|ZFIN ID: ZDB-PUB-011108-3|
Phylogenetic relationships and chromosomal location of five distinct glycine receptor subunit genes in the teleost Danio rerio
Imboden, M., Devignot, V., and Goblet, C.
|Source:||Development genes and evolution 211(8-9): 415-422 (Journal)|
|Registered Authors:||Devignot, Véronique, Goblet, Christiane, Imboden, Medea|
|Keywords:||zebrafish; glycine receptor; phylogenetic relationships; gene duplication; chromosomal location|
|PubMed:||11685575 Full text @ Dev. Genes Evol.|
Imboden, M., Devignot, V., and Goblet, C. (2001) Phylogenetic relationships and chromosomal location of five distinct glycine receptor subunit genes in the teleost Danio rerio. Development genes and evolution. 211(8-9):415-422.

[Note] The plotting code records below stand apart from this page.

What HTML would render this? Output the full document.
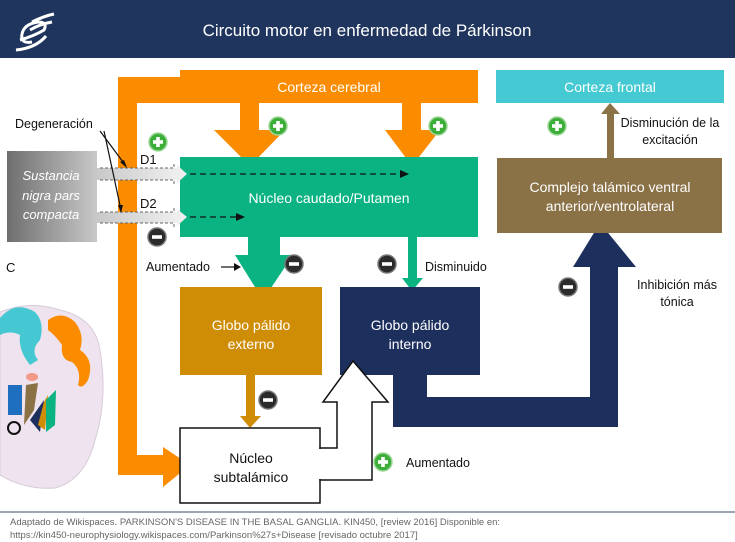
<!DOCTYPE html>
<html><head><meta charset="utf-8"><style>
html,body{margin:0;padding:0;background:#fff;}
svg{display:block;font-family:"Liberation Sans",sans-serif;}
</style></head><body>
<svg width="735" height="542" viewBox="0 0 735 542" xmlns="http://www.w3.org/2000/svg">
<defs>
<linearGradient id="gg" x1="0" x2="1" y1="0" y2="0"><stop offset="0" stop-color="#6e6e6e"/><stop offset="1" stop-color="#c9c9c9"/></linearGradient>
<linearGradient id="bar" x1="0" x2="1"><stop offset="0" stop-color="#c8c8c8"/><stop offset="1" stop-color="#eeeeee"/></linearGradient>
<g id="plus"><circle r="9" fill="#3dae3a" stroke="#9fd89a" stroke-width="1.5"/><rect x="-5" y="-1.8" width="10" height="3.6" fill="#fff"/><rect x="-1.8" y="-5" width="3.6" height="10" fill="#fff"/></g>
<g id="minus"><circle r="9" fill="#2b2b2b" stroke="#777" stroke-width="1.5"/><rect x="-5" y="-1.8" width="10" height="3.6" fill="#fff"/></g>
</defs>
<!-- header -->
<rect x="0" y="0" width="735" height="58" fill="#1f355e"/>
<path d="M32 22 q12 -6 22 -8 M30 30 q10 -6 22 -8 M20 40 q14 -4 24 -10 q4 -8 -6 -8 q-14 2 -16 12 q-2 10 10 8 M16 50 q20 -2 30 -14" stroke="#fff" stroke-width="3" fill="none"/>
<text x="367" y="36" fill="#fff" font-size="17" text-anchor="middle">Circuito motor en enfermedad de Párkinson</text>

<!-- orange -->
<rect x="180" y="70" width="298" height="33" fill="#fb8c00"/>
<rect x="118" y="77" width="62" height="26" fill="#fb8c00"/>
<rect x="118" y="77" width="19" height="398" fill="#fb8c00"/>
<rect x="118" y="455" width="47" height="20" fill="#fb8c00"/>
<polygon points="163,447 190,465 163,487" fill="#fb8c00"/>
<rect x="240" y="100" width="19" height="32" fill="#fb8c00"/>
<polygon points="214,130 285,130 250,166" fill="#fb8c00"/>
<rect x="402" y="100" width="19" height="32" fill="#fb8c00"/>
<polygon points="385,130 440,130 412,166" fill="#fb8c00"/>
<text x="329" y="92" fill="#fff" font-size="14" text-anchor="middle">Corteza cerebral</text>

<rect x="496" y="70" width="228" height="33" fill="#45c9d3"/>
<text x="610" y="92" fill="#fff" font-size="14" text-anchor="middle">Corteza frontal</text>

<!-- teal -->
<rect x="180" y="157" width="298" height="80" fill="#0bb382"/>
<text x="329" y="203" fill="#fff" font-size="14" text-anchor="middle">Núcleo caudado/Putamen</text>
<rect x="248" y="235" width="32" height="22" fill="#0bb382"/>
<polygon points="235,255 293,255 263,300" fill="#0bb382"/>
<rect x="408" y="235" width="9" height="45" fill="#0bb382"/>
<polygon points="402,278 423,278 412,291" fill="#0bb382"/>

<!-- nigra -->
<rect x="7" y="151" width="90" height="91" fill="url(#gg)"/>
<text fill="#fff" font-size="13" font-style="italic" text-anchor="middle"><tspan x="51" y="180">Sustancia</tspan><tspan x="51" y="200">nigra pars</tspan><tspan x="51" y="219">compacta</tspan></text>
<rect x="97" y="168" width="80" height="12" fill="url(#bar)"/>
<polygon points="177,165 187,174 177,183" fill="#eee"/>
<rect x="97" y="212" width="80" height="11" fill="url(#bar)"/>
<polygon points="177,209 187,217 177,226" fill="#eee"/>
<g stroke="#666" stroke-dasharray="3,2" fill="none" stroke-width="1">
<path d="M100 168 H174 V162 M100 180 H174 V186"/>
<path d="M100 212 H174 V206 M100 223 H174 V229"/>
</g>
<g stroke="#111" stroke-dasharray="6,4" stroke-width="1.2">
<line x1="190" y1="174" x2="400" y2="174"/>
<line x1="190" y1="217" x2="236" y2="217"/>
</g>
<polygon points="400,170 409,174 400,178" fill="#111"/>
<polygon points="236,213 245,217 236,221" fill="#111"/>
<text x="15" y="128" font-size="12.5" fill="#111">Degeneración</text>
<g stroke="#111" stroke-width="1.2" fill="none"><line x1="100" y1="131" x2="126" y2="166"/><line x1="104" y1="131" x2="121" y2="210"/></g>
<polygon points="127,168 120,162 124,160" fill="#111"/>
<polygon points="121,213 118,205 123,205" fill="#111"/>
<text x="140" y="164" font-size="13" fill="#111">D1</text>
<text x="140" y="208" font-size="13" fill="#111">D2</text>
<text x="6" y="272" font-size="13" fill="#111">C</text>

<!-- globos -->
<rect x="180" y="287" width="142" height="88" fill="#cf8d06"/>
<text fill="#fff" font-size="14" text-anchor="middle"><tspan x="251" y="330">Globo pálido</tspan><tspan x="251" y="349">externo</tspan></text>
<rect x="340" y="287" width="140" height="88" fill="#1c2f5d"/>
<rect x="393" y="370" width="34" height="30" fill="#1c2f5d"/>
<rect x="393" y="397" width="225" height="30" fill="#1c2f5d"/>
<rect x="590" y="262" width="28" height="165" fill="#1c2f5d"/>
<polygon points="573,267 636,267 600,223" fill="#1c2f5d"/>
<text fill="#fff" font-size="14" text-anchor="middle"><tspan x="410" y="330">Globo pálido</tspan><tspan x="410" y="349">interno</tspan></text>
<rect x="246" y="375" width="9" height="43" fill="#cf8d06"/>
<polygon points="240,416 261,416 250,428" fill="#cf8d06"/>

<!-- thalamus -->
<rect x="497" y="158" width="225" height="75" fill="#8a7146"/>
<text fill="#fff" font-size="14" text-anchor="middle"><tspan x="610" y="192">Complejo talámico ventral</tspan><tspan x="610" y="211">anterior/ventrolateral</tspan></text>
<rect x="607" y="112" width="7" height="46" fill="#8a7146"/>
<polygon points="601,114 620,114 610,103" fill="#8a7146"/>

<!-- subtalamico -->
<rect x="180" y="428" width="140" height="75" fill="#fff" stroke="#111" stroke-width="1.5"/>
<polygon points="320,448 337,448 337,402 323,402 353,361 388,402 372,402 372,480 320,480" fill="#fff" stroke="#111" stroke-width="1.5"/>
<rect x="318" y="449" width="4" height="30" fill="#fff"/>
<text fill="#111" font-size="14" text-anchor="middle"><tspan x="251" y="463">Núcleo</tspan><tspan x="251" y="482">subtalámico</tspan></text>

<!-- labels -->
<text x="146" y="271" font-size="12.5" fill="#111">Aumentado</text>
<line x1="221" y1="267" x2="236" y2="267" stroke="#111" stroke-width="1.2"/><polygon points="234,263 241,267 234,271" fill="#111"/>
<text x="425" y="271" font-size="12.5" fill="#111">Disminuido</text>
<text x="406" y="467" font-size="12.5" fill="#111">Aumentado</text>
<text font-size="12.5" fill="#111" text-anchor="middle"><tspan x="670" y="127">Disminución de la</tspan><tspan x="670" y="144">excitación</tspan></text>
<text font-size="12.5" fill="#111" text-anchor="middle"><tspan x="677" y="289">Inhibición más</tspan><tspan x="677" y="306">tónica</tspan></text>

<use href="#plus" x="158" y="142"/><use href="#minus" x="157" y="237"/>
<use href="#plus" x="278" y="126"/><use href="#plus" x="438" y="126"/><use href="#plus" x="557" y="126"/>
<use href="#minus" x="294" y="264"/><use href="#minus" x="387" y="264"/><use href="#minus" x="268" y="400"/><use href="#minus" x="568" y="287"/>
<use href="#plus" x="383" y="462"/>

<!-- brain -->
<g>
<path d="M0 312 Q30 300 60 310 Q95 318 100 350 Q108 400 95 440 Q85 480 55 488 Q25 490 0 475 Z" fill="#efe3ef" stroke="#d8cbd8"/>
<path d="M0 318 Q15 300 35 312 Q45 322 40 340 Q30 350 38 360 L30 365 Q18 350 20 335 Q10 330 0 335 Z" fill="#46c8d2"/>
<path d="M48 320 Q62 310 75 322 Q85 335 80 350 Q95 360 88 380 Q82 390 78 385 Q82 370 72 362 Q60 360 62 345 Q55 335 48 330 Z" fill="#fb8c00"/>
<ellipse cx="32" cy="377" rx="6" ry="4" fill="#f29a88"/>
<path d="M8 385 h14 v30 h-14 Z" fill="#1f6fc1"/>
<path d="M26 385 L38 383 L34 410 L24 425 Z" fill="#8a7146"/>
<path d="M30 420 L44 400 L40 432 Z" fill="#1c2f5d"/>
<path d="M38 425 L44 402 L48 395 L45 430 Z" fill="#cf8d06"/>
<path d="M46 400 L56 390 L55 425 L46 432 Z" fill="#0bb382"/>
<circle cx="14" cy="428" r="6" fill="none" stroke="#111" stroke-width="2"/>
</g>

<!-- footer -->
<line x1="0" y1="512" x2="735" y2="512" stroke="#3b4a6b" stroke-width="1"/>
<text x="10" y="525" font-size="9.5" fill="#666">Adaptado de Wikispaces. PARKINSON'S DISEASE IN THE BASAL GANGLIA. KIN450, [review 2016] Disponible en:</text>
<text x="10" y="538" font-size="9.5" fill="#666">https://kin450-neurophysiology.wikispaces.com/Parkinson%27s+Disease [revisado octubre 2017]</text>
</svg>
</body></html>
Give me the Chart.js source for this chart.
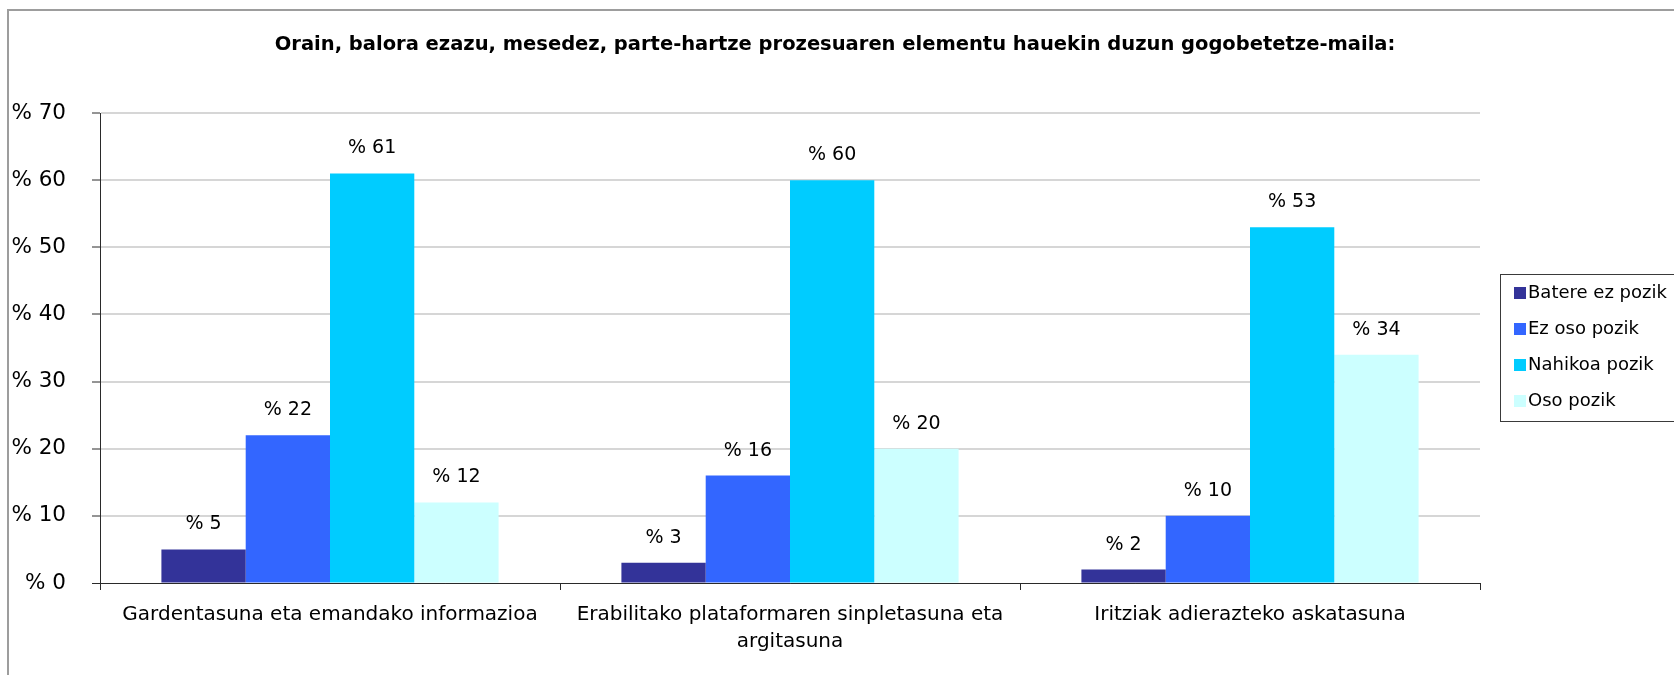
<!DOCTYPE html>
<html>
<head>
<meta charset="utf-8">
<script src="https://cdn.jsdelivr.net/npm/chart.js@4"></script>
<style>
  html, body { margin: 0; padding: 0; background: #fff; overflow: hidden; }
  #marco {
    position: absolute; left: 7px; top: 9px; width: 1800px; height: 800px;
    border-left: 2px solid #9d9d9d; border-top: 2px solid #9d9d9d;
  }
  #contenedor { position: relative; width: 1674px; height: 675px; }
</style>
</head>
<body>
<div id="marco"></div>
<div id="contenedor"><canvas id="myChart"></canvas></div>
<script>
const titulo = "Orain, balora ezazu, mesedez, parte-hartze prozesuaren elementu hauekin duzun gogobetetze-maila:";

const categorias = [
  "Gardentasuna eta emandako informazioa",
  ["Erabilitako plataformaren sinpletasuna eta", "argitasuna"],
  "Iritziak adierazteko askatasuna",
];

const nombresSeries = ["Batere ez pozik", "Ez oso pozik", "Nahikoa pozik", "Oso pozik"];
const bateraEzPozik = [5, 3, 2];
const ezOsoPozik = [22, 16, 10];
const nahikoaPozik = [61, 60, 53];
const osoPozik = [12, 20, 34];
const colores = ["#333399", "#3366ff", "#00ccff", "#ccffff"];

const yMin = 0;
const yMax = 70;
const yPaso = 10;
const prefijo = "% ";

const valoresSeries = [bateraEzPozik, ezOsoPozik, nahikoaPozik, osoPozik];

const fuente = "'DejaVu Sans', Verdana, sans-serif";
const colorEje = "#2a2a2a";

const tituloPlugin = {
  id: "titulo",
  beforeDraw: (chart) => {
    const ctx = chart.ctx;
    ctx.save();
    ctx.font = "bold 19.5px " + fuente;
    ctx.fillStyle = "#000";
    ctx.textAlign = "center";
    ctx.textBaseline = "middle";
    ctx.fillText(titulo, 835, 45);
    ctx.restore();
  },
};

const etiquetasPlugin = {
  id: "etiquetas",
  afterDatasetsDraw: (chart) => {
    const ctx = chart.ctx;
    ctx.save();
    ctx.font = "19px " + fuente;
    ctx.fillStyle = "#000";
    ctx.textAlign = "center";
    ctx.textBaseline = "middle";
    chart.data.datasets.forEach((ds, i) => {
      const meta = chart.getDatasetMeta(i);
      meta.data.forEach((bar, j) => {
        ctx.fillText(prefijo + ds.data[j], bar.x, bar.y - 25);
      });
    });
    ctx.restore();
  },
};

const leyendaPlugin = {
  id: "leyenda",
  afterDraw: (chart) => {
    const ctx = chart.ctx;
    const x = chart.chartArea.right + 20;
    const y = 274;
    ctx.save();
    ctx.strokeStyle = "#3a3a3a";
    ctx.lineWidth = 1;
    ctx.strokeRect(x + 0.5, y + 0.5, 400, 147);
    ctx.font = "18px " + fuente;
    ctx.textAlign = "left";
    ctx.textBaseline = "middle";
    chart.data.datasets.forEach((ds, i) => {
      const cy = y + 19 + i * 36;
      ctx.fillStyle = ds.backgroundColor;
      ctx.fillRect(x + 14, cy - 6, 12, 12);
      ctx.fillStyle = "#000";
      ctx.fillText(ds.label, x + 28, cy);
    });
    ctx.restore();
  },
};

const datasets = nombresSeries.map((nombre, i) => ({
  label: nombre,
  data: valoresSeries[i],
  backgroundColor: colores[i],
  borderWidth: 0,
  categoryPercentage: 0.733,
  barPercentage: 1.0,
}));

new Chart(document.getElementById("myChart"), {
  type: "bar",
  data: {
    labels: categorias,
    datasets: datasets,
  },
  options: {
    responsive: true,
    maintainAspectRatio: false,
    animation: false,
    layout: {
      padding: { top: 113, right: 194, bottom: 0, left: 0 },
    },
    plugins: {
      legend: { display: false },
      tooltip: { enabled: false },
    },
    scales: {
      x: {
        afterFit: (scale) => {
          scale.height = 92;
        },
        grid: {
          offset: true,
          drawOnChartArea: false,
          drawTicks: true,
          tickLength: 7,
          tickColor: colorEje,
          tickWidth: 1,
        },
        border: { color: colorEje, width: 1 },
        ticks: {
          color: "#000",
          font: { family: fuente, size: 20, lineHeight: 1.35 },
          padding: 11,
          maxRotation: 0,
          minRotation: 0,
          autoSkip: false,
        },
      },
      y: {
        min: yMin,
        max: yMax,
        afterFit: (scale) => {
          scale.width = 100;
        },
        grid: {
          color: (c) => (c.tick && c.tick.value === 0 ? colorEje : "#d6d6d6"),
          lineWidth: (c) => (c.tick && c.tick.value === 0 ? 1 : 2),
          drawTicks: true,
          tickLength: 8,
          tickColor: colorEje,
          tickWidth: 1,
        },
        border: { color: colorEje, width: 1 },
        ticks: {
          stepSize: yPaso,
          color: "#000",
          font: { family: fuente, size: 21.5 },
          padding: 26,
          callback: (v) => prefijo + v,
        },
      },
    },
  },
  plugins: [tituloPlugin, etiquetasPlugin, leyendaPlugin],
});
</script>
</body>
</html>
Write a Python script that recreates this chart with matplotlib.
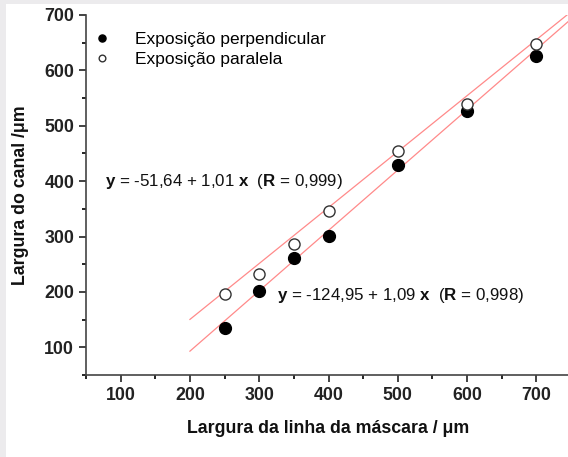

ABSTRACTGlycine receptors mediating synaptic inhibition are heteromeric proteins constituted of alpha and beta subunits. The mammalian GlyR subunits constitute a subgroup in the superfamily of ligand-gated ionic channels. To compare the evolutionary events in the mammalian and teleostean lineages for the receptor family, we first undertook systematic cloning of the constitutive subunits of the zebrafish glycine receptor. The isolation of two alpha subunits (alphaZ1 and alphaZ2) and one beta subunit (betaZ) has been reported previously and we report here the characterization of two novel alpha subunits, alphaZ3 and alphaZ4, increasing the known zebrafish subunits number to four alpha and one beta. Establishment of phylogenetic relationships reveals that alphaZ1, alphaZ3 and betaZeta are orthologous to mammalian alpha1, alpha3 and beta subunits. However, two zebrafish GlyRalpha subunit genes are orthologous to the unique avian and mammalian alpha4 subunit revealing a duplication of the alpha4 gene in zebrafish. Whole-mount in situ hybridization in 24-hours post fertilization (hpf) and 52-hpf embryos of the daughter gene products display very different expression patterns indicating distinct functions of the duplicated genes. Gene mapping reveals that the two duplicated genes are localized on two different linkage groups (LG5 and LG22) as would be daughter genes resulting from a large-scale duplication of the ancestral genome. Finally, we report that a linked pair of genes on human chromosome 4 (alpha3 and beta) is also linked on linkage group 1 in zebrafish (alphaZ3 and betaZ) as a consequence of a mosaic conserved syntheny.